Dancing Dots Braille Music Technology is an American company based in Philadelphia founded in 1992 to develop and adapt music technology for the blind. Its founder, Bill McCann, is a blind musician. Among the products it offers are several programs that produce a musical version of Braille by converting print musical notation, allowing blind musicians access to the scores used by their sighted counterparts. The company also offers programs that aid blind musicians in transcribing their compositions to Braille.
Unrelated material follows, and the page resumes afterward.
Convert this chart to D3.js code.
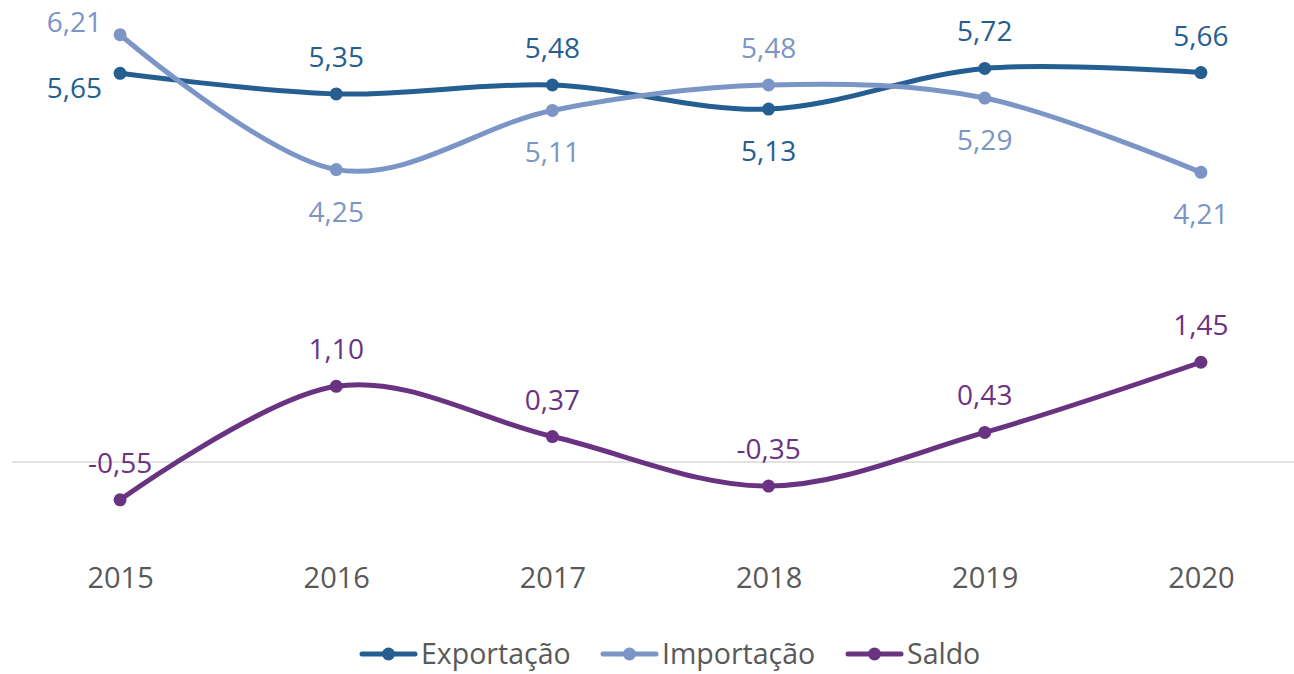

Dancing Dots created the latter products to help speed the process of Braille transcription for blind composers, who might otherwise have to wait between two weeks and six months to have their compositions transcribed by one of the less than one hundred certified Braille music transcribers in the United States.

==History==
The company was founded in 1992 by Bill McCann, a blind trumpeter. It struggled financially in its early years in the long lead between developing technology and releasing its first product in 1997, a difficult period assisted by federal contracts beginning in 1994. In 1997, the company released its GOODFEEL Braille Music Translator to positive reviews. The product was well received, and its company was a success. In 1999, the company, which was a recipient of a Small Business Innovation Research Grant, was part of a display of assistive technology at the White House. In 2000, Dancing Dots released CakeTalking for SONAR, JAWS scripts and tutorials that provide access to Cakewalk Sonar, a digital audio workstation, for blind or visually impaired users.

==Products and services==
Dancing Dots maintains a website at which it markets its products, as well as related and complementary products by other companies.

With GOODFEEL combined with a few mainstream products, sighted musicians can prepare a Braille score with no knowledge of braille. Music scanning software can be used to speed up data entry. Blind users can make sound recordings and print and Braille editions of their compositions.

Dancing Dots is also the publisher of several courses to assist blind musicians, including An Introduction to Music for the Blind Student: A Course in Braille Music Reading and An Introduction to the Piano for the Blind Student.